If you have a list of user IDs and need to retrieve their detailed information from a table with a clustered primary key on the ID column, it's important to note that relying solely on the clustered index seek operation may not guarantee optimal performance, particularly in high concurrency scenarios. Even if SQL Server performs a clustered index seek operation and the estimated number of rows matches the actual number of rows, other factors may contribute to slow query performance in such situations.

Solution

Clustered indexes sort and store rows of data in the table or view based on their key values. Unlike non-clustered indexes, a table can have only one clustered index. When a clustered index is created on a table, the data rows in the table are physically ordered based on the values of the clustered index. This means the data is stored in the same order as the clustered index, which can benefit certain types of queries.

A clustered index is a powerful feature in database systems that enables efficient data retrieval. However, it should be chosen and implemented carefully, considering the specific requirements and usage patterns of the table. A clustered index seek is an operation performed by the database engine to locate and retrieve data from a table based on a clustered index. When a query specifies a condition that matches the indexed columns, a clustered index seek is an efficient way to find the desired data. However, it is important to note that a clustered index seek operation is not always optimized in every scenario.

Set Up Test Environment

For this demonstration, I will use SQL Server 2022 and a StackOverflow database. The StackOverflow database has a table called the users table. It holds information about users. The users table has a clustered primary key on the ID column, which is an identity column with an integer data type. The ID column is incremental, unique, narrow, and static, making it suitable as a clustered index key. This is particularly useful for joining the users table to other tables, such as the post table.

Suppose we have a list of user IDs and want to construct a query that returns their detailed information. We can create a temporary table and populate it with the desired user IDs for simulation purposes.

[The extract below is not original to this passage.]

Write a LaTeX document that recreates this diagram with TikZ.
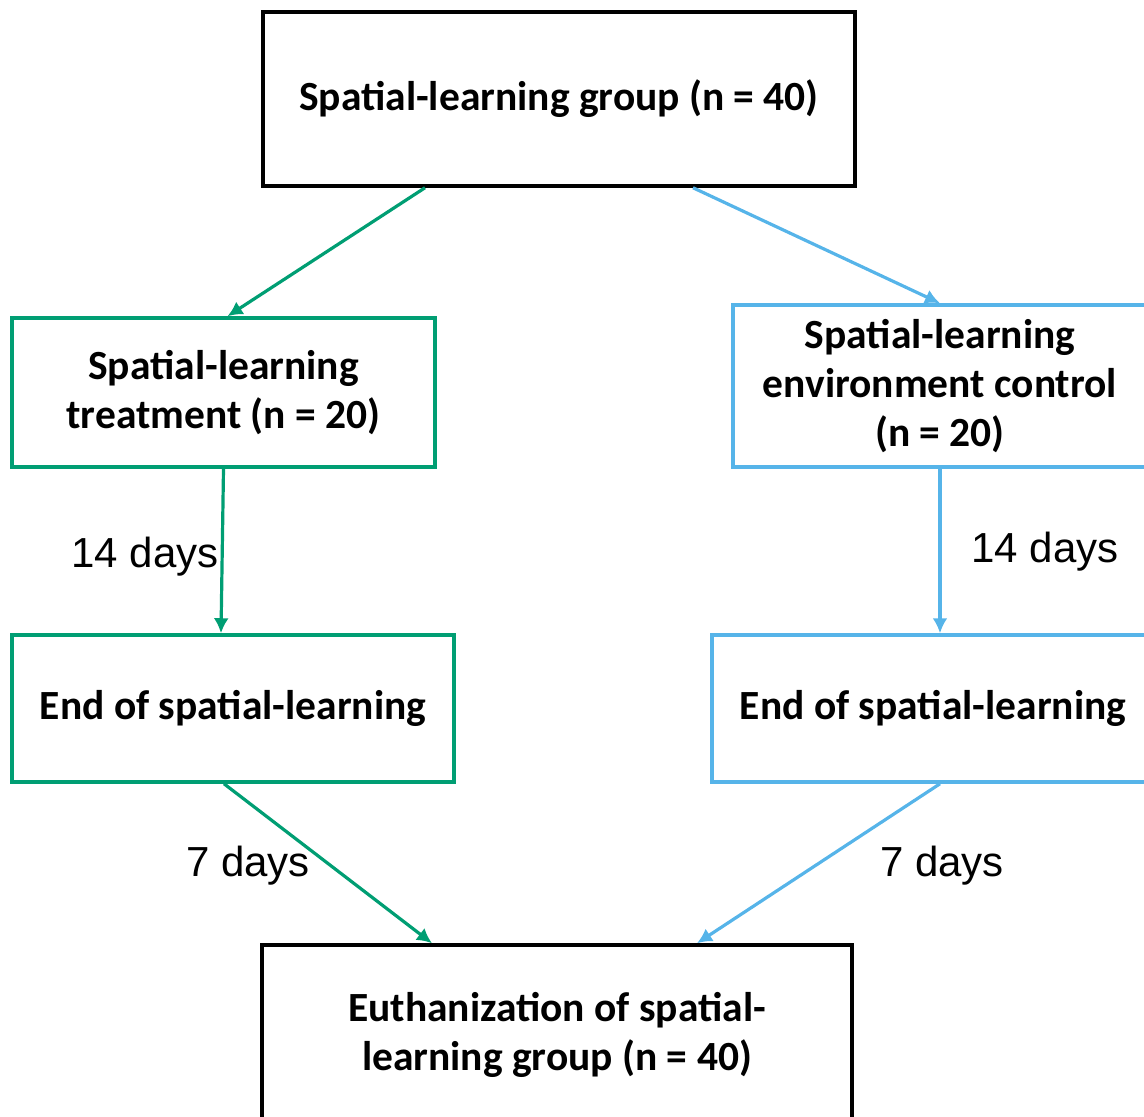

Use master GO Alter Database StackOverflow Set Compatibility_Level = 160 GO Use StackOverflow GO Create Table #Ids (Id Int Not Null) GO Insert Into #Ids Select Top 100000 Id From dbo.Users Where Id % 7 = 1 GO

Having created a list of user IDs, let's write a query to show comprehensive information about the users. To get IO statistics, use the command below:

SET STATISTICS IO ON GO

To view the actual execution plan, simply press Ctrl + M.

Select u.* From dbo.Users u Inner Join #Ids i On u.Id = i.Id

The image below shows that SQL Server has performed a clustered index seek operation. As you can see, the estimated number of rows is the same as the actual number of rows for all the operations in the actual execution plan.

Everything seems fine. However, the next screenshot shows that the number of logical reads is over three hundred thousand.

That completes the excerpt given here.